The advent of leggings took fashion in a whole new direction. I can find a direct correlation in the decline of conscience style and society’s dismissal of respect and dignity with the afterthought that is given way to fashion these days. For individuals to allow themselves to be mean-spirited and show little respect toward others, I believe they have to do so in sloppy attire. I find it almost impossible to curse while impeccably dressed. What is twerking today was, as my grandmother states the “hully-gully” of yesteryear, but in neither case could either be executed while dressed tastefully.

I believe it can be said that as fashion changed, so has society’s civility. From the explosion of stretch pants, the ripped jeans, to pajama day at my children’s school, with each loosening of the corset pin, and belt buckle came a pop and break in how people treated one another and acted in public.

When women wore gloves to luncheons, and men wore ties, in general, there was an air of politeness and dignity in how one would conduct themselves in public. Back then, you actually had clothes for work, school, church, and play. Now you have clothes that designers boast “can take you from day to night effortlessly.” When once people took time and care in getting dressed, now everything is rush, rush, rush, soon there will be an App for the “fashion conscious person who doesn’t have time to.... fill in the blank.”

As African-Americans, my parents, grandparents, and all those before me took pride in how they looked. Whether it was a March, a Sit-in, a baseball game or church, Black people took pride in the “rags” they sported. It was more about a sign of dignity than about fashion itself. It gave a sense of pride and importance. And it didn’t mean you had to have on the most expensive garb or furs and jewels, but simply washed, and pressed went a long way in the difference between being taken seriously and being dismissed.

Even at the level of the White House, a barometer for fashion and a dictator of dignity and conduct; when the Kennedy’s presided over 1600 Pennsylvania Avenue society had a far gentler approach to decorum and civility. Even when President Obama rolled up his shirt sleeves, or Michelle wore a sleeveless dress, there was still dignity in how they looked.

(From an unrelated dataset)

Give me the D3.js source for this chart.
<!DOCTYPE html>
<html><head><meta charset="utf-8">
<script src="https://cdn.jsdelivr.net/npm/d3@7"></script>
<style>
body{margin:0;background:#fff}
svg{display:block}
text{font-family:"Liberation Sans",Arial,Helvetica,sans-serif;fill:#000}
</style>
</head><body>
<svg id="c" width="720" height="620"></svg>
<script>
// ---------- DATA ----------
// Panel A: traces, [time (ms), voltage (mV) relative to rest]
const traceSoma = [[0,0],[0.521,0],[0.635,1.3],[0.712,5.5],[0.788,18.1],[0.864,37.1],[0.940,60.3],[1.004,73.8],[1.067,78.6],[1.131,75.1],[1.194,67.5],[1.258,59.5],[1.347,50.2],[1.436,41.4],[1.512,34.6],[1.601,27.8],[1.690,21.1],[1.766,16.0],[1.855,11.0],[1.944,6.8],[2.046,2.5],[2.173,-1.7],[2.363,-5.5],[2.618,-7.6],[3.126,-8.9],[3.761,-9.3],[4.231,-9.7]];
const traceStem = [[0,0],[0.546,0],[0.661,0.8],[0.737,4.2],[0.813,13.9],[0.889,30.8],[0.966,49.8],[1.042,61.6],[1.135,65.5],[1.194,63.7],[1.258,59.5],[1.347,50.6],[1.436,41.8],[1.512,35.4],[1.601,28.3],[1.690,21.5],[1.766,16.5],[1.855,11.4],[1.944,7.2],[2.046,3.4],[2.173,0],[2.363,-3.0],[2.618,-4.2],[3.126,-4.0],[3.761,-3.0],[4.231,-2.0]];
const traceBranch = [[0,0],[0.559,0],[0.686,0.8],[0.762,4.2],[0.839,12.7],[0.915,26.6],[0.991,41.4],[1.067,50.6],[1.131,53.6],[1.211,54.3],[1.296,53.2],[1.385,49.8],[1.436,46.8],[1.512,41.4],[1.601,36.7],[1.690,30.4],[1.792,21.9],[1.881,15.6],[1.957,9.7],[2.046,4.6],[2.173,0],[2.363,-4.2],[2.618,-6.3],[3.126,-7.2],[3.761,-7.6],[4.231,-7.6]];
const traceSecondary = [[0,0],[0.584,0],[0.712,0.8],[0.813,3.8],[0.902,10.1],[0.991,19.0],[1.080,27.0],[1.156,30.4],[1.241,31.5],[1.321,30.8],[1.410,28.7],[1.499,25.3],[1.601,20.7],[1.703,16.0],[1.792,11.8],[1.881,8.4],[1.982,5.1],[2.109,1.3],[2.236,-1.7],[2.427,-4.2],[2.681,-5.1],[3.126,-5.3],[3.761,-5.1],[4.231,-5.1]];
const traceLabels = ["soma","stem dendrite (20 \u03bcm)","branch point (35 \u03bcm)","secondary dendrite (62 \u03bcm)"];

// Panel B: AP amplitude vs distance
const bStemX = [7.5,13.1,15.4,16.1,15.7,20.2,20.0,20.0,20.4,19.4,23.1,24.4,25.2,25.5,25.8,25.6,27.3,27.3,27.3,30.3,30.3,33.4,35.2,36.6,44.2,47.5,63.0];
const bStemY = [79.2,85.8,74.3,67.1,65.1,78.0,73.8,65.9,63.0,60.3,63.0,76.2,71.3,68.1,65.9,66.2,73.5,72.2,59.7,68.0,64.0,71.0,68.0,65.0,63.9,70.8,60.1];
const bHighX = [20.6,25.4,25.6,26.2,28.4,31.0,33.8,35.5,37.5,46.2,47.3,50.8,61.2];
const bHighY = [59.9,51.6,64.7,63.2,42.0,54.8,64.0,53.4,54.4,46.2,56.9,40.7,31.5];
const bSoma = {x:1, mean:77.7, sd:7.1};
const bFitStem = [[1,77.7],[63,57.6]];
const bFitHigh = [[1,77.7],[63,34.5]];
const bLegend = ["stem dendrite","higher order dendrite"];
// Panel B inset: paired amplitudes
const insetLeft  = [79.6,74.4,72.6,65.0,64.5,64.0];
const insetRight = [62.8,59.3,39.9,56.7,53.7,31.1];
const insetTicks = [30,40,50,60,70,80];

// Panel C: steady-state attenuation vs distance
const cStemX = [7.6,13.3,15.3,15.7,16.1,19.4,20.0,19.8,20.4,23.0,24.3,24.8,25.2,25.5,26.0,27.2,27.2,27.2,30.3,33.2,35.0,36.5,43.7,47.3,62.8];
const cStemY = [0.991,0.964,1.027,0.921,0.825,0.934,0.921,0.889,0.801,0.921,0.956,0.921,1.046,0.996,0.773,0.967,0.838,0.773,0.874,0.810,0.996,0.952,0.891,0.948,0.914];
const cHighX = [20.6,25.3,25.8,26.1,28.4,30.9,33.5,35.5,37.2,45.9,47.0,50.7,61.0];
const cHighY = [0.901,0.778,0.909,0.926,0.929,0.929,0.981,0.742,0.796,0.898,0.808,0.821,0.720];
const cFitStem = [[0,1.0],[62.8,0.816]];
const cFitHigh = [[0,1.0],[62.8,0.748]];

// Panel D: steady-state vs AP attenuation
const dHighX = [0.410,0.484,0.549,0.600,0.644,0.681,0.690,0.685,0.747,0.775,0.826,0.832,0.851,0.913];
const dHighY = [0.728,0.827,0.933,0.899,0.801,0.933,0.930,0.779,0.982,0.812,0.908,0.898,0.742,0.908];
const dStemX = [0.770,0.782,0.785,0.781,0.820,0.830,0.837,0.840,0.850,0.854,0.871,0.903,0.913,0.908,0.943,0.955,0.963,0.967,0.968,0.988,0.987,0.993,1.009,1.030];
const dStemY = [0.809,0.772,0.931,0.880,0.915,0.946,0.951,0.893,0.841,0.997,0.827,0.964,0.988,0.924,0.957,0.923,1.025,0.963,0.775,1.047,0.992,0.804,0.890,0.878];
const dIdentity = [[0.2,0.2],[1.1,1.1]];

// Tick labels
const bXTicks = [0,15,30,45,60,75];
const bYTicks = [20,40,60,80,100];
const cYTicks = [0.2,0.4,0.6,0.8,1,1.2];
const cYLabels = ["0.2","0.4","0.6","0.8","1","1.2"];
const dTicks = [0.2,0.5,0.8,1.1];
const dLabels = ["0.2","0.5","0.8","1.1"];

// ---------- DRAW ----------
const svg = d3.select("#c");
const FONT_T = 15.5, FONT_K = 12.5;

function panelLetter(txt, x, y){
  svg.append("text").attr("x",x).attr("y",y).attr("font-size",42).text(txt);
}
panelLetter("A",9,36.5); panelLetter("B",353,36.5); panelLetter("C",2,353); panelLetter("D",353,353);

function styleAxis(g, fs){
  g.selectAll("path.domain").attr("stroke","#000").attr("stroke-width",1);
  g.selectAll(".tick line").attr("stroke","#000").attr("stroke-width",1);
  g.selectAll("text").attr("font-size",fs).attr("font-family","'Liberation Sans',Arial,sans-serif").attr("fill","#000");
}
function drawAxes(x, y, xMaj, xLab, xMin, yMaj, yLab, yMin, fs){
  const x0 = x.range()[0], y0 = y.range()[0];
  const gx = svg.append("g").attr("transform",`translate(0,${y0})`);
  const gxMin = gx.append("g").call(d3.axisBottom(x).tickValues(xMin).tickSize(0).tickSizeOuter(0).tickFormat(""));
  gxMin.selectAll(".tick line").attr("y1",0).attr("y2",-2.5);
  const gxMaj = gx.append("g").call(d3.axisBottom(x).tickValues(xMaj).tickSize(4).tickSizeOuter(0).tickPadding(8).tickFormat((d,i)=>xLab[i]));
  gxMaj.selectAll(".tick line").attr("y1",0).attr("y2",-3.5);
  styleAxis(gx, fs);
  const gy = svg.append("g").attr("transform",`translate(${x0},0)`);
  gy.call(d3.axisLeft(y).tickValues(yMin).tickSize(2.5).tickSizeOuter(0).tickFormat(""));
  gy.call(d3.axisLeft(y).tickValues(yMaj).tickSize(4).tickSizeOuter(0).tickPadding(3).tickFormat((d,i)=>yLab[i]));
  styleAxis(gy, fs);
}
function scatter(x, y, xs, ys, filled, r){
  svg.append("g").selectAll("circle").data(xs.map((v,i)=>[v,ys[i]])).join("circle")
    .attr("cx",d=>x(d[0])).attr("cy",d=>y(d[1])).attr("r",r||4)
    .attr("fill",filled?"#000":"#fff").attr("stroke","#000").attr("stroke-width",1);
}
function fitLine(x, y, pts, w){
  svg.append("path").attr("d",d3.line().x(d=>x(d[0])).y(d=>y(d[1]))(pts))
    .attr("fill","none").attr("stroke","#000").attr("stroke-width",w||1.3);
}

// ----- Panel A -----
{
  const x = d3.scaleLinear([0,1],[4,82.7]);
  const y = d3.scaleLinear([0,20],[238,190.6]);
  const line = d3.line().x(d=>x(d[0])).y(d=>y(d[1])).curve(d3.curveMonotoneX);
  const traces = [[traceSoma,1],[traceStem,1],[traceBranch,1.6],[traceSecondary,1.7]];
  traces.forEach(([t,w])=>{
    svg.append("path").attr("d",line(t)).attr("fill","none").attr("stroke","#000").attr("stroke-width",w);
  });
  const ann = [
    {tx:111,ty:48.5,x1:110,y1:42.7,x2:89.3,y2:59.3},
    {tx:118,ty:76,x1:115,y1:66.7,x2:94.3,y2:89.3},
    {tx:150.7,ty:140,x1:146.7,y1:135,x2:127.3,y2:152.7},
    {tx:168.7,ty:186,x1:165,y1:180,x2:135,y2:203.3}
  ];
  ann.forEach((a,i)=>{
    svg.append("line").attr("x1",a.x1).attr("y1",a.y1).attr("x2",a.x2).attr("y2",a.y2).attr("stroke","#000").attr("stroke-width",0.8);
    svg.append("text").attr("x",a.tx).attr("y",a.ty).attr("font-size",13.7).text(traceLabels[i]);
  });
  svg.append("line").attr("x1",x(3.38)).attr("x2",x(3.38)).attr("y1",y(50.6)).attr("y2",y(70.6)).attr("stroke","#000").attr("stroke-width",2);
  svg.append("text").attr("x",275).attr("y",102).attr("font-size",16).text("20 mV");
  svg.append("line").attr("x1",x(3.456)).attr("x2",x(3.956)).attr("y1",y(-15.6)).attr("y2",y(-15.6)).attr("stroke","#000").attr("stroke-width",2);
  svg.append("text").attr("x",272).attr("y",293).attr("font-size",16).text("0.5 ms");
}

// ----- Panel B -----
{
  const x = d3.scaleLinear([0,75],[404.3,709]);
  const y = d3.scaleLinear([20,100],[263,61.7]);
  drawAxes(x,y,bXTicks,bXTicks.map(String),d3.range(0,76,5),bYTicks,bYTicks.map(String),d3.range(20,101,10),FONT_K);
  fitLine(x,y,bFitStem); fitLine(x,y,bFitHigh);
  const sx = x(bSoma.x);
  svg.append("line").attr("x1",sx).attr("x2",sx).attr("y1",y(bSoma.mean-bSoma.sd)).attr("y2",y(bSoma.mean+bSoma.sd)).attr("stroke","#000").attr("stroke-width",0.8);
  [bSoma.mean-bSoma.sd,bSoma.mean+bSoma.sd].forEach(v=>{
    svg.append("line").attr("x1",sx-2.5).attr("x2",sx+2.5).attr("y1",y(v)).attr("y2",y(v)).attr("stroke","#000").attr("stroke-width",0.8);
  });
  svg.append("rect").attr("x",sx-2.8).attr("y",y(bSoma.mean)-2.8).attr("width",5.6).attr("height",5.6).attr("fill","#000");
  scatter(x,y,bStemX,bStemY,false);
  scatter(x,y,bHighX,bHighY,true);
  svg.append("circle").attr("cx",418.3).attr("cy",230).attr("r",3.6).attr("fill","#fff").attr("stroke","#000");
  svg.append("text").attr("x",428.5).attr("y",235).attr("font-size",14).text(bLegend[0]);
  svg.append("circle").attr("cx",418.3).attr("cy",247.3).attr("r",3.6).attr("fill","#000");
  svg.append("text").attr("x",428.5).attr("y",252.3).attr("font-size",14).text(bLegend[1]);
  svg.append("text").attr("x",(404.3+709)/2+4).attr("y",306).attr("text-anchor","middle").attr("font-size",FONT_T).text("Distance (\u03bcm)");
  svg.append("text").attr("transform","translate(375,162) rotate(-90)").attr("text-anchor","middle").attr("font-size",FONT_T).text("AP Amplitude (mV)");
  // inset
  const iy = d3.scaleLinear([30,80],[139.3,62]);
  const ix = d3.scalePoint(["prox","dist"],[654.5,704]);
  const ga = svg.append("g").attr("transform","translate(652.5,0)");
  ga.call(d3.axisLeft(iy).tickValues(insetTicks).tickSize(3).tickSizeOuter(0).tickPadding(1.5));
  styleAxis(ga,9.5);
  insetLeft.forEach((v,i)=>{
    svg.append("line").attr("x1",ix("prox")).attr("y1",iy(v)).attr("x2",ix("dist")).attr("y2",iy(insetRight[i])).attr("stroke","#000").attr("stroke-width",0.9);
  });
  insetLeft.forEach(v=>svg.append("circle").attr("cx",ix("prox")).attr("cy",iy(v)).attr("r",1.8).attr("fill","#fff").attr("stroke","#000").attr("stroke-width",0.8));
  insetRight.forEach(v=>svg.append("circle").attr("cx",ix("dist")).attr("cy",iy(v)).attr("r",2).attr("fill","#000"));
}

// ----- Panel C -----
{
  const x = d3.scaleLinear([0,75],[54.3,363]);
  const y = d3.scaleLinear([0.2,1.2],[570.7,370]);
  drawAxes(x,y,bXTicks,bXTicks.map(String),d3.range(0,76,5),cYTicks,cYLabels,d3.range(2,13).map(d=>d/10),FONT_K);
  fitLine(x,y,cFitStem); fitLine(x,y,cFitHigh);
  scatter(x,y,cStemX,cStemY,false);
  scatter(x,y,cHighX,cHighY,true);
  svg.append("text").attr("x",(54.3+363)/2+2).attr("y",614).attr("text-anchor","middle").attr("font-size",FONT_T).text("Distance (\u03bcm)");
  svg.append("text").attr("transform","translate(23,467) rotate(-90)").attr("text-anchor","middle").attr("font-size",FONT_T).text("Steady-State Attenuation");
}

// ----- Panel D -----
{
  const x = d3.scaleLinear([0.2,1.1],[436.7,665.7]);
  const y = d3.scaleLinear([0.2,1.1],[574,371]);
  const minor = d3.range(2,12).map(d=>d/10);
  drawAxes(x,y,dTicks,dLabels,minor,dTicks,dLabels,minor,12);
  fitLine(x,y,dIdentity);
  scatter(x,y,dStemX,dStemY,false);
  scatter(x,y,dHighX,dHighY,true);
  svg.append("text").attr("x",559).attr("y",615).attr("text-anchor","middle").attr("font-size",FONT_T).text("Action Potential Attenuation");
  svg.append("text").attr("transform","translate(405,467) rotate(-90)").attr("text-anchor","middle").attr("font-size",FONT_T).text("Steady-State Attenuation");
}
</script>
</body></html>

When men stopped wearing belts and allowed their pants to fall, and women decided the tighter, the better and the notion of bare it all became a fashion-forward statement, so fell the consciousness of treating people with respect and acting with dignified decorum. It is a simple parallel that some might call a coincidence, but whatever it might be I'd like to see the pendulum swing back in the other direction on both fronts. “Darling I love you but give me Park Avenue.”